In this article, we will discuss a very basic question regarding machine learning: is every model a black box? Certainly, most methods seem to be, but as we will see, there are very interesting exceptions to this.

What is a black box method?

A method is said to be a black box when it performs complicated computations under the hood that cannot be clearly explained and understood. Data is fed into the model, internal transformations are performed on this data and an output is given, but these transformations are such that basic questions cannot be answered in a straightforward way:

Which of the input variables contributed the most to generating the output?
Exactly what features did the model derive from the input data?
How does the output change as a function of one of the variables?

Not only are black box models hard to understand, but they are also hard to move around: since complicated data structures are necessary for the relevant computations, they cannot be readily translated into different programming languages.

Can there be machine learning without black boxes?

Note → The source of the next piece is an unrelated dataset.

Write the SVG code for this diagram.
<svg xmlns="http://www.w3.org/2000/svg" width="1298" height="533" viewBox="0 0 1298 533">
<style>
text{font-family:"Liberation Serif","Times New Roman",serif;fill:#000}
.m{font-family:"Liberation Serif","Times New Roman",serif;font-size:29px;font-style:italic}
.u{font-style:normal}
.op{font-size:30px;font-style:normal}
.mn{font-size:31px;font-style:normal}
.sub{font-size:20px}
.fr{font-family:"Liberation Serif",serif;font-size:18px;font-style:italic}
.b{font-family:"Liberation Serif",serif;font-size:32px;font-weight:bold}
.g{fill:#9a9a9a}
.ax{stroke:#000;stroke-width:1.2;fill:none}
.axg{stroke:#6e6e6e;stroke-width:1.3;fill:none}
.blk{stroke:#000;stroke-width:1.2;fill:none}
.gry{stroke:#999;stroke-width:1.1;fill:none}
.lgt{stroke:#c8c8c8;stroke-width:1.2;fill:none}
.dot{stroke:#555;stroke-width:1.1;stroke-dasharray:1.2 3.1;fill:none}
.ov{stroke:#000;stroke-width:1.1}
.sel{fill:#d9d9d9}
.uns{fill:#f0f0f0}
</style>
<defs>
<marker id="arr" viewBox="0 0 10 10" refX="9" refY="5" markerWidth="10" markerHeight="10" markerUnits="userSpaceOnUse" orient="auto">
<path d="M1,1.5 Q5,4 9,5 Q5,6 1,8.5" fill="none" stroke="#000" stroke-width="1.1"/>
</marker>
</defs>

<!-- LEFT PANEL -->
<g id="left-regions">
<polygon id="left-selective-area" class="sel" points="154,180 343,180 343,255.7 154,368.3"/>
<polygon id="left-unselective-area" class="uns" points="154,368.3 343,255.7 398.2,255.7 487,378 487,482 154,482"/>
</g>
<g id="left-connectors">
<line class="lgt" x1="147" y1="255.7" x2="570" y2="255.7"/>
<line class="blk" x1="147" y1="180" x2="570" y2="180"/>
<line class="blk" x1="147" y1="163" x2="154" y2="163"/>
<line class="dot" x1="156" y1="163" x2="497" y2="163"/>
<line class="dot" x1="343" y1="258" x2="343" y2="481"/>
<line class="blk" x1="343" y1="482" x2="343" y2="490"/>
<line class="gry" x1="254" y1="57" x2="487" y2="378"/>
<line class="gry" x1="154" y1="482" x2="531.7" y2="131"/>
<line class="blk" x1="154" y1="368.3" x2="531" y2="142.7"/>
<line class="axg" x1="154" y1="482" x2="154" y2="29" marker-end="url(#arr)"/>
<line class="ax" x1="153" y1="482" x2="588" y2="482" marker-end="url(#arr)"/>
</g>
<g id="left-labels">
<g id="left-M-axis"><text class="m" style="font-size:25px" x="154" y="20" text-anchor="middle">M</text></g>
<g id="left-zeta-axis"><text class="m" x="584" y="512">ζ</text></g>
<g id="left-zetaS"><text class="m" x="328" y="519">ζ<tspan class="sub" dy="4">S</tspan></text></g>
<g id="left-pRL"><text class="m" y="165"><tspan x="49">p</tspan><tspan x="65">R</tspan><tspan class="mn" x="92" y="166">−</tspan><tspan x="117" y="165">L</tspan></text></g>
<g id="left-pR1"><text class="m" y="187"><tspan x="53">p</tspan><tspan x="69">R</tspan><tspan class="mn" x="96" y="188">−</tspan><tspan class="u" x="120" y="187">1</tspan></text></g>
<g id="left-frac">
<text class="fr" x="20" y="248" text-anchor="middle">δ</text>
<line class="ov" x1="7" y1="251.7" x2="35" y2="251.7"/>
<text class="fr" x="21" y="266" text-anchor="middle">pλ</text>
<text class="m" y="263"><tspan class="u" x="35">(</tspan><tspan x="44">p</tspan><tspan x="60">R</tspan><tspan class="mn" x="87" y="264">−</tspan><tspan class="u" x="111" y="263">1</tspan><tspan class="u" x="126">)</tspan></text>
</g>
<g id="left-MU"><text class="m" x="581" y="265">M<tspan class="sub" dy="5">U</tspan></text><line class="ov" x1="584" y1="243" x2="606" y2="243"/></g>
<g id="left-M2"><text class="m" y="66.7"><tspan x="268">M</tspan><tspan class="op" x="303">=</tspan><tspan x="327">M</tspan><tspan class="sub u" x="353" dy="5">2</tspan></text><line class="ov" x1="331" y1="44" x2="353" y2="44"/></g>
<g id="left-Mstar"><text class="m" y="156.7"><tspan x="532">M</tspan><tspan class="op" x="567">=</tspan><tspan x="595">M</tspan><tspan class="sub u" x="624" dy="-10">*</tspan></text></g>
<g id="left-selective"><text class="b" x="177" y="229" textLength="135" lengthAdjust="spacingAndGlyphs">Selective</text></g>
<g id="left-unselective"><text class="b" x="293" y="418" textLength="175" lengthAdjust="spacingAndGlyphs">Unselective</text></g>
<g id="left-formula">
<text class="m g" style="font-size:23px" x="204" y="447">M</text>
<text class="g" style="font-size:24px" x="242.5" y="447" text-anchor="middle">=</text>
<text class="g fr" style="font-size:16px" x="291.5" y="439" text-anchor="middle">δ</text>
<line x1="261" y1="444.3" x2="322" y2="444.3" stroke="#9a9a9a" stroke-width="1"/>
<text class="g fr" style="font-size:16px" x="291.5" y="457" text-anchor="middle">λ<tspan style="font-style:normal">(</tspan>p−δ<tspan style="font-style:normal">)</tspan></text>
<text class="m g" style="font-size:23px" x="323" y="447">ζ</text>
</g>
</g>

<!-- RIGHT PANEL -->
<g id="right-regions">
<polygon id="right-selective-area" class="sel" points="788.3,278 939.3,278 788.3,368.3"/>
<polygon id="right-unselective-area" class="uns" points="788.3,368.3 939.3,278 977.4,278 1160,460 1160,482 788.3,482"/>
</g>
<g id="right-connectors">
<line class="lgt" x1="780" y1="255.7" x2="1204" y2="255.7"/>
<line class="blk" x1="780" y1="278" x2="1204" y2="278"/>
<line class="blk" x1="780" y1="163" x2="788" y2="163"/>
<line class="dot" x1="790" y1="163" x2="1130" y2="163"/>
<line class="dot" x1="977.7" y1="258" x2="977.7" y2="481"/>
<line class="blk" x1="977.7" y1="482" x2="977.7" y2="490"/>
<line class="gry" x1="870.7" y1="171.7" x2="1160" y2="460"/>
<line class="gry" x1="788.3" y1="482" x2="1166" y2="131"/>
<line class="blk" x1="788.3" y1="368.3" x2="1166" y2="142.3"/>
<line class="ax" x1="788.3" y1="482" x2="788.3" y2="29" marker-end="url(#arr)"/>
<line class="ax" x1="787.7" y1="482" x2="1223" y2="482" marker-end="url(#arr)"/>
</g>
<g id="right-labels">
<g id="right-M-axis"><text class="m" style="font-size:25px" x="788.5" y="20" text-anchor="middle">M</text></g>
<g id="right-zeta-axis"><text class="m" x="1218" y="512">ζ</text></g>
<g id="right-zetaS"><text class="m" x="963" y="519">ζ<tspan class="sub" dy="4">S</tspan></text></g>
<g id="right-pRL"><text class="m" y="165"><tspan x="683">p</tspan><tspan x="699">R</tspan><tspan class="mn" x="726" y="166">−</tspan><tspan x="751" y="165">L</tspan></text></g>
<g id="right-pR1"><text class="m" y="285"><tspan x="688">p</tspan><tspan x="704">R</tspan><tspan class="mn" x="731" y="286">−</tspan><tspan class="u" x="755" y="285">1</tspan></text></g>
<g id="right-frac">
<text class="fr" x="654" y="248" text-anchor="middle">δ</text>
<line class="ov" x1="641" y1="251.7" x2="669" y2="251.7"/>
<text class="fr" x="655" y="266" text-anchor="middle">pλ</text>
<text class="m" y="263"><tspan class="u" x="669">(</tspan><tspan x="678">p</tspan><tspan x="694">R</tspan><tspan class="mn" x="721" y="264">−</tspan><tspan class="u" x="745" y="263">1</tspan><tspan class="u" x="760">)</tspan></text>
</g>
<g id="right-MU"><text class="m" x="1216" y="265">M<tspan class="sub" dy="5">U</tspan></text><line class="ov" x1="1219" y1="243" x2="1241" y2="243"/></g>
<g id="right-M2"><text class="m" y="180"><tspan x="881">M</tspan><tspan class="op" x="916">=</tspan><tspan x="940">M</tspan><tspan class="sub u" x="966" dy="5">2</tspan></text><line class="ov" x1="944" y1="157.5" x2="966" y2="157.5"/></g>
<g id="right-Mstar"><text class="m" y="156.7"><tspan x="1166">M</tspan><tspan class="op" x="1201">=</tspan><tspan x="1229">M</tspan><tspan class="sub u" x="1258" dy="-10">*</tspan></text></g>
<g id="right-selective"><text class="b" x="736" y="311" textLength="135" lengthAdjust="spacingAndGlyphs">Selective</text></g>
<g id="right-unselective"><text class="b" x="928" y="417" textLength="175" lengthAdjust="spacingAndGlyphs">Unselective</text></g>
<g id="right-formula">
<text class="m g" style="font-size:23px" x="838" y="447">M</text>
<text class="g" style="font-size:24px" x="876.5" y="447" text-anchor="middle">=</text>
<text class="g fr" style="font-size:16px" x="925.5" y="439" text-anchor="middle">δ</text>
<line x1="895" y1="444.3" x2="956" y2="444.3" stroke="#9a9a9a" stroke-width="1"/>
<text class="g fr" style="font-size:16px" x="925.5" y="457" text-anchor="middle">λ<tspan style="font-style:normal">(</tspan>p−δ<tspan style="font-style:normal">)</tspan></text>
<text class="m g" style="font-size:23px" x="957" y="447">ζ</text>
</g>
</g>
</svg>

The answer to that question is yes. In the simplest case, a machine learning model can be a linear regression and consist of a line defined by an explicit algebraic equation. This is not a black box method, since it is clear how the variables are being used to compute an output.

But linear models are quite limited and cannot perform the same kinds of tasks that neural networks do, for example. So a more interesting question is: is there a machine learning method capable of finding nonlinear patterns in an explicit and understandable way?

It turns out that such a method exists, and is called symbolic regression.

Symbolic regression as an alternative

The idea of symbolic regression is to find explicit mathematical formulas that connect input variables to an output while trying to keep those formulas as simple as possible. The resulting models end up being explicit equations that can be written on a sheet of paper, making it apparent how the input variables are being used despite the presence of nonlinear computations.

To give a clearer picture, consider some models found by TuringBot, a symbolic regression software for PC:

Symbolic models found by the TuringBot symbolic regression software.

In the “Solutions” box above, a typical result of a symbolic regression optimization can be seen. A set of formulas of increasing complexity was found, with more complex formulas only being shown if they perform better than all simpler alternatives. A nonlinearity in the input dataset was successfully recovered through the use of nonlinear base functions like cos(x), atan(x), and multiplication.

Symbolic regression is a very general technique: although the most obvious use case is to solve regression problems, it can also be used to solve classification problems by representing categorical variables as different integer numbers and running the optimization with classification accuracy as the search metric instead of RMS error. Both of these options are available in TuringBot.

Conclusion

In this article, we have seen that despite most machine learning methods indeed being black boxes, not all of them are. A simple counterexample are linear models, which are explicit and hence not black boxes. More interestingly, we have seen how symbolic regression is capable of solving machine learning tasks where nonlinear patterns are present, generating models that are mathematical equations that can be analyzed and interpreted.